Vladimir Ashkenazy, également connu comme pianiste, se trouve ici en tant que chef invité face à l'Orchestre de Chambre d'Europe.
La formation, fondée en 1981, comprend une cinquantaine des meilleurs musiciens européens. Elle a été dirigée par de chefs de renom parmi lesquels Nikolaus Harnoncourt et Claudio Abbado, qui lui ont permis de construire une carrière discographique de très haute qualité.
Le programme proposé est dominé par deux compositions très connues de Sibelius - son unique Concerto pour violon et la très fameuse Valse triste - et le moins connu Rakastava ("L'Amant" en français).
Cette petite pièce en trois parties, écrite à l'origine pour chœur d'hommes a cappella est proposée ici dans sa version révisée en 1911 pour orchestre à cordes avec timbales et triangle.
Premier opus du programme il permet surtout aux interprètes de s'échauffer et ne restera pas gravé dans les mémoires.
On a même l'impression que l'orchestre pourrait aisément se passer de chef.
Sibelius était violoniste de formation et n'a écrit dans le style concertant que pour l'instrument qu'il pratiquait.
Son Concerto pour violon nous permet d'entendre et de voir le jeune violoniste ukrainien Valeriy Sokolov, dont Bruno Monsaingeon - réalisateur de la présente captation - fit un film au début de sa carrière (Valeriy Sokolov - Un Violon dans l'âme).
Les tempi adoptés par Vladimir Ashkenazy sont assez lents et l'orchestre se fait discret.
Le jeu lisse et posé de Sokolov, bien qu'en adéquation avec le chef, aurait mérité un accompagnement plus présent, moins chambriste.
On a vraiment l'impression qu'il joue tout seul et se voit suivi par Ashkenazy, lequel se soumet à ses tempi.
Si la discographie compte des versions de chefs d'orchestre, il s'agit dans le cas présent d'une version de soliste.
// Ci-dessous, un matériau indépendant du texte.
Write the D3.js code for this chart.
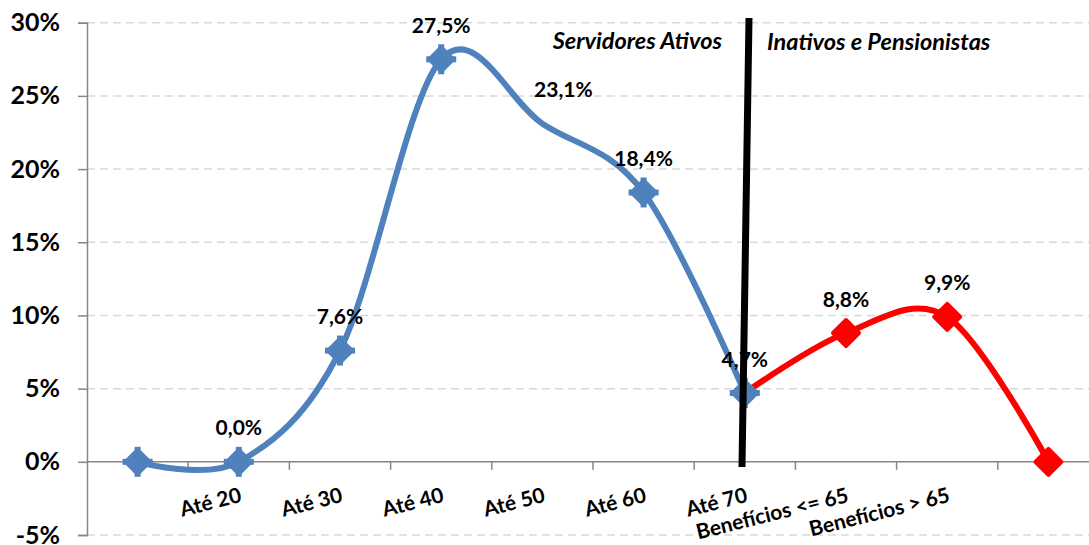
<!DOCTYPE html>
<html>
<head>
    <meta charset="utf-8">
    <title>Distribuição por faixa etária</title>
    <script src="https://d3js.org/d3.v7.min.js"></script>
    <style>
        body { margin: 0; background: white; }
        svg { display: block; font-family: Lato, "Open Sans", sans-serif; font-weight: bold; }
    </style>
</head>
<body>
    <svg id="chart"></svg>
    <script>
        // categories ("" = no label on that slot)
        const categories = ["", "Até 20", "Até 30", "Até 40", "Até 50", "Até 60", "Até 70",
                            "Benefícios <= 65", "Benefícios > 65", " "];
        const ativos = [0, 0.0, 7.6, 27.5, 23.1, 18.4, 4.7, null, null, null];
        const inativos = [null, null, null, null, null, null, 4.7, 8.8, 9.9, 0];
        const yTicks = [-5, 0, 5, 10, 15, 20, 25, 30];
        const ativosLabelled = ["Até 20", "Até 30", "Até 40", "Até 50", "Até 60", "Até 70"];
        const ativosNoMarker = ["Até 50"];
        const inativosLabelled = ["Benefícios <= 65", "Benefícios > 65"];
        const inativosMarked = ["Benefícios <= 65", "Benefícios > 65", " "];

        const width = 1089, height = 545;
        const blue = "#4f81bd", red = "#ff0000", axisGray = "#868686";

        const svg = d3.select("#chart").attr("width", width).attr("height", height);

        const x = d3.scaleBand().domain(categories).range([87, 1099]).padding(0);
        const y = d3.scaleLinear().domain([-5, 30]).range([535, 22.7]);
        const cx = c => x(c) + x.bandwidth() / 2;
        const fmt = v => d3.format(".1f")(v).replace(".", ",") + "%";

        // gridlines
        svg.append("g").selectAll("line")
            .data(yTicks.filter(d => d !== 0))
            .join("line")
            .attr("x1", 87).attr("x2", width)
            .attr("y1", d => y(d)).attr("y2", d => y(d))
            .attr("stroke", "#d9d9d9")
            .attr("stroke-width", 1.5)
            .attr("stroke-dasharray", "8,5");

        // y axis
        const yAxis = svg.append("g")
            .attr("transform", "translate(87,0)")
            .call(d3.axisLeft(y).tickValues(yTicks).tickFormat(d => d + "%").tickSize(9).tickPadding(18));
        yAxis.select(".domain").attr("stroke", axisGray).attr("stroke-width", 1.5);
        yAxis.selectAll(".tick line").attr("stroke", axisGray).attr("stroke-width", 1.5);
        yAxis.selectAll(".tick text")
            .attr("font-family", "Lato, sans-serif")
            .attr("font-weight", "bold")
            .attr("font-size", 25)
            .attr("fill", "black");

        // x axis at 0
        svg.append("line")
            .attr("x1", 87).attr("x2", width)
            .attr("y1", y(0)).attr("y2", y(0))
            .attr("stroke", axisGray).attr("stroke-width", 1.5);
        svg.append("g").selectAll("line")
            .data(categories.slice(1))
            .join("line")
            .attr("x1", d => x(d)).attr("x2", d => x(d))
            .attr("y1", y(0)).attr("y2", y(0) + 8)
            .attr("stroke", axisGray).attr("stroke-width", 1.5);

        svg.append("g").selectAll("text")
            .data(categories.filter(c => c.trim() !== ""))
            .join("text")
            .attr("transform", d => `translate(${cx(d)},487) rotate(-14)`)
            .attr("text-anchor", "end")
            .attr("dy", "0.72em")
            .attr("font-size", 21)
            .text(d => d);

        // series lines
        const line = d3.line()
            .defined(d => d[1] !== null)
            .x(d => cx(d[0]))
            .y(d => y(d[1]))
            .curve(d3.curveCardinal.tension(0));

        const ativosPts = categories.map((c, i) => [c, ativos[i]]);
        const inativosPts = categories.map((c, i) => [c, inativos[i]]);

        svg.append("path")
            .attr("d", line(inativosPts))
            .attr("fill", "none").attr("stroke", red).attr("stroke-width", 6);
        svg.append("path")
            .attr("d", line(ativosPts))
            .attr("fill", "none").attr("stroke", blue).attr("stroke-width", 6);

        const diamond = r => `M0,${-r}L${r},0L0,${r}L${-r},0Z`;

        // blue markers: diamond with a small cross
        const bm = svg.append("g").selectAll("g")
            .data(ativosPts.filter(d => d[1] !== null && !ativosNoMarker.includes(d[0])))
            .join("g")
            .attr("transform", d => `translate(${cx(d[0])},${y(d[1])})`);
        bm.append("path")
            .attr("d", diamond(12))
            .attr("fill", blue).attr("stroke", blue)
            .attr("stroke-width", 4).attr("stroke-linejoin", "round");
        bm.append("rect").attr("x", -15).attr("y", -3).attr("width", 30).attr("height", 6).attr("fill", blue);
        bm.append("rect").attr("x", -3).attr("y", -15).attr("width", 6).attr("height", 30).attr("fill", blue);

        svg.append("g").selectAll("path")
            .data(inativosPts.filter(d => inativosMarked.includes(d[0])))
            .join("path")
            .attr("transform", d => `translate(${cx(d[0])},${y(d[1])})`)
            .attr("d", diamond(13))
            .attr("fill", red).attr("stroke", red)
            .attr("stroke-width", 4).attr("stroke-linejoin", "round");

        // data labels
        const labels = ativosPts.filter(d => ativosLabelled.includes(d[0]))
            .concat(inativosPts.filter(d => inativosLabelled.includes(d[0])));
        svg.append("g").selectAll("text")
            .data(labels)
            .join("text")
            .attr("x", d => cx(d[0]) + (d[0] === "Até 50" ? 21 : 0))
            .attr("y", d => y(d[1]) - 34)
            .attr("dy", "0.36em")
            .attr("text-anchor", "middle")
            .attr("font-size", 21)
            .text(d => fmt(d[1]));

        // divider between groups
        svg.append("line")
            .attr("x1", 749).attr("y1", 18)
            .attr("x2", 742).attr("y2", 467)
            .attr("stroke", "black").attr("stroke-width", 7);

        svg.append("text")
            .attr("x", 722).attr("y", 49)
            .attr("text-anchor", "end")
            .attr("font-style", "italic")
            .attr("font-size", 23.5)
            .text("Servidores Ativos");

        svg.append("text")
            .attr("x", 767).attr("y", 50)
            .attr("font-style", "italic")
            .attr("font-size", 23.5)
            .text("Inativos e Pensionistas");
    </script>
</body>
</html>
Maîtrise technique et maîtrise de soi, recherche d'une belle sonorité en phase avec le romantisme de la partition : Sokolov a tout d'un grand, sans aucun doute.
Lorsque Valeriy Sokolov bouge, la caméra suit.
On regrettera ces trop fréquents mouvements de va-et-vient et ces hors-cadre surprenants, ce dès l'entrée du thème au tout début de l'œuvre.
Un laisser-aller dérangeant et étonnant de la part de Bruno Monsaingeon, mais qui sera corrigé assez rapidement par la suite.
Nous passerons rapidement sur la rabâchée Valse triste qu'Ashkenazy présente aimablement comme bis en s'adressant avec humour au public et qu'il dirige avec beaucoup de finesse pour nous concentrer sur le meilleur du programme : la Symphonie de Schumann.
Bien que portant le no. 2, cette symphonie est chronologiquement la troisième.
La présente interprétation se démarque des lourdes versions traditionnelles, à l'image de ce qu'a pu donner David Zinman.
Après un sostenuto tout en attente, l'explosion de l'Allegro donne le ton : très bonne dynamique, bon équilibre entre les familles instrumentales, rythmique soutenue sans faille, clarté polyphonique.
L'impression est identique pour le Finale où l'éclatement lumineux d'ut majeur arrache l'auditeur au très inspiré Adagio, une des plus belles pages pour orchestre de Schumann.
Magnifique mouvement lent en ut mineur à la mélodie inoubliable, très ample.
La tenue du chant, le lyrisme contrôlé ainsi que l'homogénéité des cordes donnent des frissons.
La caméra suit très intelligemment des solistes impliqués, aux visages très expressifs.
Le montage dynamique de plans en parfaite adéquation avec les voix d'orchestre est également une parfaite réussite dans le Scherzo aux allures mendelssohniennes, sorte de mouvement perpétuel joué avec une remarquable fluidité.
Les clins d'œil entre instrumentistes et le chef et les sourires de la ravissante premier violon sur laquelle la caméra se plaît à s'attarder soulignent le plaisir évident de jouer ensemble. Une certaine complicité s'installe enfin.
Mais Valdimir Ashkenazy, devenu chef dans la seconde partie de sa carrière, n'a pas la carrure charismatique du maestro de carrière et l'on a du mal à croire qu'il est seul responsable de cette réussite.
En effet, les excellents membres de cet orchestre, dont certains ont une carrière de soliste, semblent pouvoir se passer d'un dirigeant.
Leurs regards ne sont pas accrochés au chef, ils ont tendance à plutôt se jeter des coups d'œil entre eux.
Nul doute que la pâte sonore de la Symphonie de Schumann doit beaucoup aux liens étroits tissés avec Harnoncourt, avec lequel il a enregistré nombre de références stylistiquement très proches de ce que l'on entend ici.